I was just looking through the man page for printf and something occurred to me. I was wondering if there are any "language lawyers" here which could answer a relatively simple question :-P.

So the 't' modifier is defined as

A following integer conversion corresponds to a ptrdiff_t argument.

So what is supposed to happen if you combine this with an unsigned integer conversion? Clearly o,u,x and X all all intended to be interpreted as unsigned values, while d and i are signed.

Likewise, there are signed/unsigned versions for all modifiers (int/unsigned int, size_t/ ssize_t, etc) except ptrdiff_t.

In practice, nothing bad happens since unsigned versions of types occupy the same amount of space as the signed versions.
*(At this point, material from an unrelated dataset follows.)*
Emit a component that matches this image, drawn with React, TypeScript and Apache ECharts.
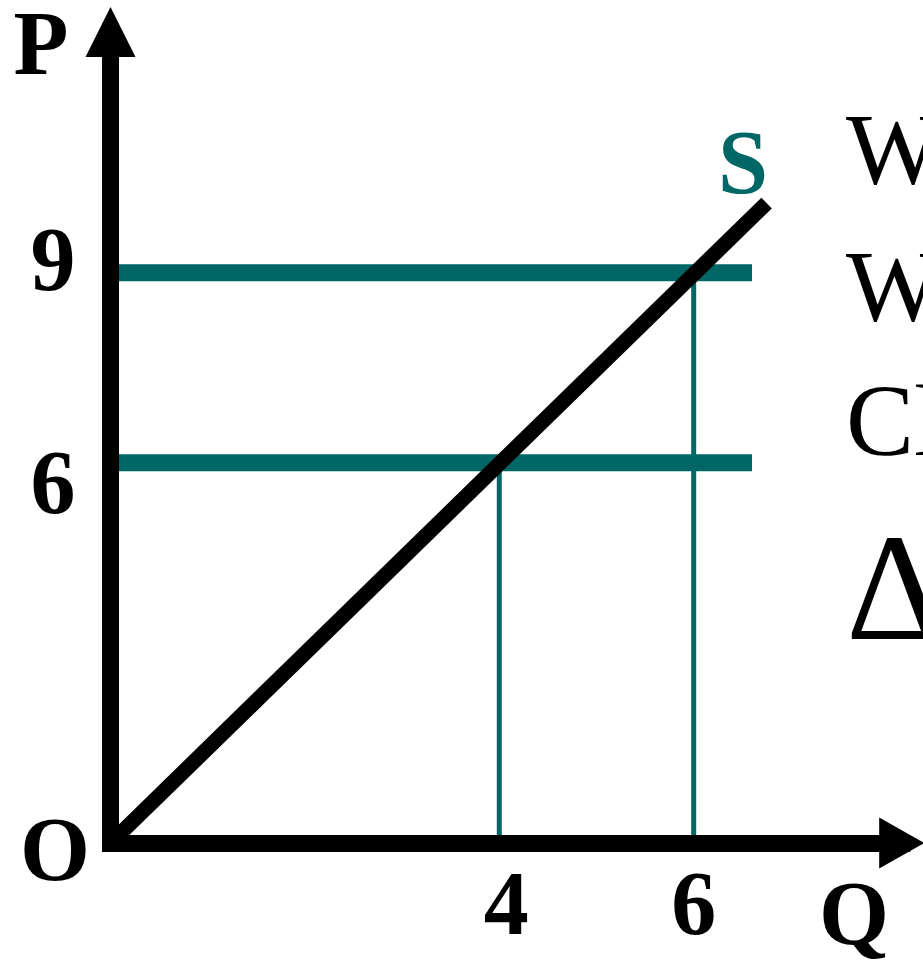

So the right about of bytes get popped off the stack.

So nothing "bad" happens, in fact, in prints the expected value for all things tested except the "INT_MIN" (assuming that sizeof(int) == sizeof(ptrdiff_t).

printf("%tu %td\n", INT_MIN, INT_MIN);

prints

2147483648 -2147483648

on a 32-bit system.

Does the standard have any opinion about this? I figure the answer will be "undefined behavior." But I figured I'd ask ;).

+3  A: 

Nothing to see here. The code you've written is legal.

Just some facts as to why:

  • all signed integer types have unsigned counterparts, with the same size/alignment requirements
  • ptrdiff_t is prescribed to be a signed integer type by the standard. Therefore, it has an unsigned twin. (In fact, similar logic applies to size_t as well - ssize_t is not C, but POSIX)
  • the t length specifier must work with d, i, o, u, x, X types
jpalecek
what is the valid unsigned equivalent to ptrdiff_t?
It has no special name - you can only say that if ptrdiff_t is "long long" then its unsigned counterpart is "unsigned long long" etc.
jpalecek